End. Too many mistakes in a job leads to losing that job.

Currently, that is exactly where I sit. I’m teetering on the brink of 15 years of blood, sweat, tears, heartache and lack of sleep all for nothing. Honestly, I feel as though I’m even past that breaking point.

I haven’t been told, but I’m certain I’m finished.

In my line of work, a reporter, you can’t get things wrong. In my line of work, if you get something wrong once in a while, it can be forgiven. In my line of work, if mistakes happen too often, you’re out of a career.

It’s the last one I feel I am at right now.

Over the past several months, I was reluctant to share thoughts of work and life. I began this blog as a way of therapy for myself: no friends I can confide in anyway, no colleagues either and a family that doesn’t truly know just how important even making one mistake, let alone several, can be.

After yet another mistake-filled edition of the newspaper I work for, I am having all sorts of mixed feelings.

None of them are good. Those feelings go from dark to void of light. I am paying handsomely for mistakes internally, and the external cost has yet to be registered.

In the past, when things were at a crossroads, I just tried to leave my faith in what the Lord has in store for me. I know that is definitely the solution. It still does not solve my issues.

I am the one making mistakes. I am the one hurting the credibility of the newspaper and the other people on its staff. I am the making the damages.

I have to pay. How?

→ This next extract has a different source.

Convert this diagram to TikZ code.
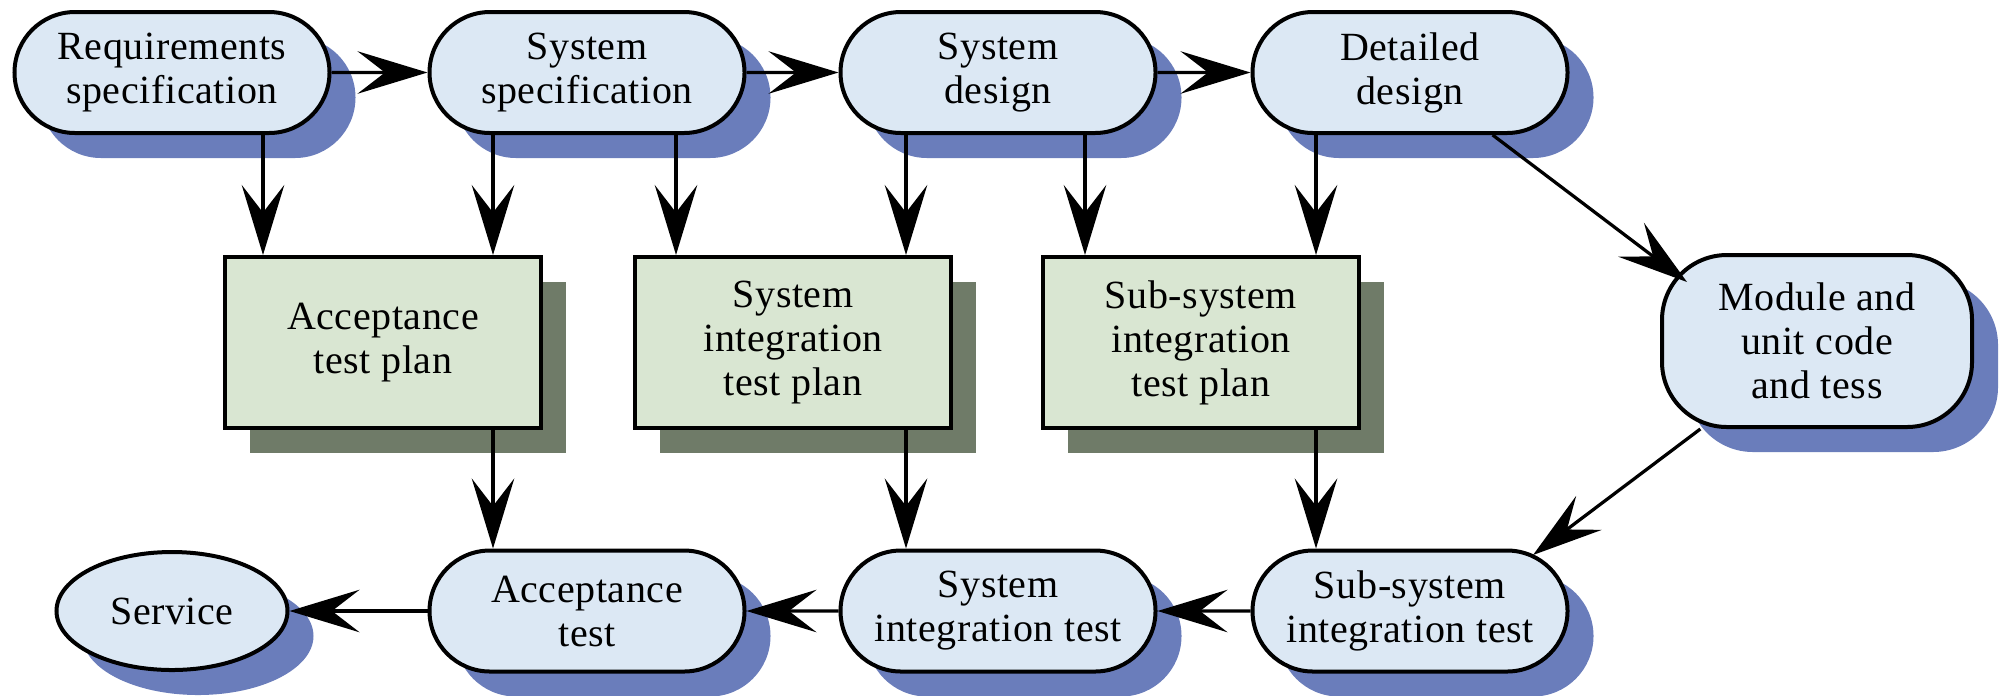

Should I be fired? Should I look for a new career? Should I back away from any other involvement that I have?

Sitting here, I don’t know where to turn, or what to do. My fate lies in the others around me.

I’m mentally prepared to face the consequences of my actions. I haven’t been one to shirk responsibility or be held accountable.

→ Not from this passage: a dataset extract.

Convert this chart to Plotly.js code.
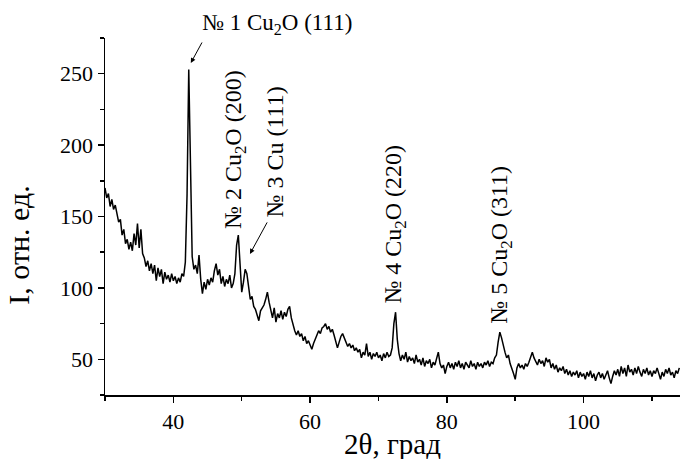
<!DOCTYPE html>
<html>
<head>
<meta charset="utf-8">
<script src="https://cdn.plot.ly/plotly-3.0.1.min.js"></script>
<style>html,body{margin:0;padding:0;background:#fff;}#chart{width:680px;height:459px;}</style>
</head>
<body>
<div id="chart"></div>
<script>
// Scan grid: 2θ from 30° to 114° in 0.25° steps
var scanStart = 30.0;
var scanStep = 0.25;

// Intensity (rel. units), 20 points per 5° row
var intensity30 = [170,163,166,157,162,155,158,152,146,148,137,141,131,134,127,132,126,138,130,145];
var intensity35 = [128,141,124,121,115,119,112,117,110,116,105,114,108,113,103,111,106,109,104,110];
var intensity40 = [105,108,103,107,104,110,108,118,165,253,175,122,113,116,110,123,106,96,104,99];
var intensity45 = [106,102,107,104,112,117,109,113,103,108,101,106,103,109,100,103,110,130,137,112];
var intensity50 = [97,104,113,110,99,92,94,87,85,80,77,84,86,88,92,97,90,85,79,86];
var intensity55 = [76,82,79,84,78,83,80,85,87,79,74,70,67,70,66,68,63,66,61,63];
var intensity60 = [60,57,61,64,67,70,68,72,73,75,71,73,69,71,67,63,58,62,66,68];
var intensity65 = [65,62,59,61,58,60,56,58,55,57,51,55,53,61,52,55,50,54,52,55];
var intensity70 = [51,53,49,54,51,55,52,53,58,75,83,64,54,49,53,50,55,48,52,49];
var intensity75 = [51,47,53,48,50,46,51,45,49,47,50,44,48,46,50,55,47,44,46,40];
var intensity80 = [45,48,44,47,43,48,45,49,44,47,43,48,46,44,49,45,47,43,48,45];
var intensity85 = [47,44,48,46,49,45,48,47,51,53,62,69,65,59,55,51,53,47,44,40];
var intensity90 = [36,44,47,44,46,43,47,45,48,51,55,51,49,46,50,47,49,45,51,48];
var intensity95 = [50,44,47,43,46,41,44,42,45,40,43,39,42,38,41,39,42,37,41,38];
var intensity100 = [40,36,41,38,42,37,40,35,39,41,37,40,36,39,42,37,33,38,42,39];
var intensity105 = [43,38,45,40,44,38,46,41,43,39,44,40,45,41,38,43,40,44,39,42];
var intensity110 = [38,42,40,44,39,36,41,38,43,40,44,39,41,37,42,40,44];

var intensity = [].concat(intensity30, intensity35, intensity40, intensity45, intensity50,
  intensity55, intensity60, intensity65, intensity70, intensity75, intensity80, intensity85,
  intensity90, intensity95, intensity100, intensity105, intensity110);
var twoTheta = intensity.map(function(_, i){ return +(scanStart + i*scanStep).toFixed(2); });

// Peak labels
var peakLabels = ['№ 1 Cu<sub>2</sub>O (111)', '№ 2 Cu<sub>2</sub>O (200)', '№ 3 Cu (111)', '№ 4 Cu<sub>2</sub>O (220)', '№ 5 Cu<sub>2</sub>O (311)'];

var FONT = 'Liberation Serif, Times New Roman, serif';

var trace = {
  x: twoTheta, y: intensity, type: 'scatter', mode: 'lines',
  line: {color: '#000', width: 1.5}, hoverinfo: 'skip'
};

var annFont = {family: FONT, size: 24, color: '#000'};
var annotations = [
  // #1 horizontal text with arrow
  {x: 0.165, y: 1.038, xref: 'paper', yref: 'paper', text: peakLabels[0], showarrow: false,
   xanchor: 'left', yanchor: 'middle', font: {family: FONT, size: 23, color: '#000'}},
  {x: 42.55, y: 257.5, xref: 'x', yref: 'y', text: '', showarrow: true, ax: 12, ay: -22,
   arrowhead: 2, arrowsize: 1, arrowwidth: 1, arrowcolor: '#000', standoff: 0},
  // #2
  {x: 49.1, y: 197, xref: 'x', yref: 'y', text: peakLabels[1], showarrow: false, textangle: -90,
   xanchor: 'center', yanchor: 'middle', font: annFont},
  // #3
  {x: 54.9, y: 195, xref: 'x', yref: 'y', text: peakLabels[2], showarrow: false, textangle: -90,
   xanchor: 'center', yanchor: 'middle', font: annFont},
  {x: 51.2, y: 123.8, xref: 'x', yref: 'y', text: '', showarrow: true, ax: 18, ay: -33,
   arrowhead: 2, arrowsize: 1, arrowwidth: 1, arrowcolor: '#000', standoff: 0},
  // #4
  {x: 72.45, y: 144.5, xref: 'x', yref: 'y', text: peakLabels[3], showarrow: false, textangle: -90,
   xanchor: 'center', yanchor: 'middle', font: annFont},
  // #5
  {x: 87.9, y: 130.2, xref: 'x', yref: 'y', text: peakLabels[4], showarrow: false, textangle: -90,
   xanchor: 'center', yanchor: 'middle', font: annFont},
  // y-axis title
  {x: -0.152, y: 0.42, xref: 'paper', yref: 'paper', text: 'I, отн. ед.', showarrow: false, textangle: -90,
   xanchor: 'center', yanchor: 'middle', font: {family: FONT, size: 30, color: '#000'}},
  // x-axis title
  {x: 0.5, y: -0.138, xref: 'paper', yref: 'paper', text: '2θ, град', showarrow: false,
   xanchor: 'center', yanchor: 'middle', font: {family: FONT, size: 29, color: '#000'}}
];

var layout = {
  width: 680, height: 459,
  margin: {l: 105, r: 0, t: 37.6, b: 64.3, pad: 0},
  paper_bgcolor: '#fff', plot_bgcolor: '#fff',
  showlegend: false,
  font: {family: FONT, color: '#000', size: 22},
  xaxis: {
    range: [30, 114.1], showgrid: false, zeroline: false,
    showline: true, linecolor: '#000', linewidth: 1.5,
    ticks: 'outside', ticklen: 6, tickwidth: 1.5, tickcolor: '#000',
    tick0: 0, dtick: 20,
    minor: {ticks: 'outside', ticklen: 4, tickwidth: 1.5, tickcolor: '#000', dtick: 10, tick0: 0, showgrid: false},
    tickfont: {family: FONT, size: 22, color: '#000'}
  },
  yaxis: {
    range: [25, 275], showgrid: false, zeroline: false,
    showline: true, linecolor: '#000', linewidth: 1.5,
    ticks: 'outside', ticklen: 6, tickwidth: 1.5, tickcolor: '#000',
    tick0: 0, dtick: 50,
    minor: {ticks: 'outside', ticklen: 4, tickwidth: 1.5, tickcolor: '#000', dtick: 25, tick0: 0, showgrid: false},
    tickfont: {family: FONT, size: 22, color: '#000'}
  },
  annotations: annotations
};

Plotly.newPlot('chart', [trace], layout, {staticPlot: true, displayModeBar: false});
</script>
</body>
</html>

And what if I am allowed to stay? What can I do to be excellent? Why can’t I be the same person I was in my youth: on top of my tasks and everything around it?

What is preventing me from even doing the basics right?

How do I get past some of the feelings I have had when I was a teen, the feelings of a complete and total failure? Was it being afraid to fail the reason why I succeeded before?

Was it because I was withdrawn from others – no one there at home or school – the reason I succeeded?

I can’t put my finger on it. And I don’t have a lot of time to fix this. What also is pushed hard in my line of work is that if you can’t get it right, and can’t do it quickly, there is someone else who will try. Back to the crossroads.

Where to go next? Am I complete waste? Is there a point?

I know I can’t allow for feelings or emotions to get in the way. That much is certain. Whatever is going to happen, is going to happen. I know I will live with it.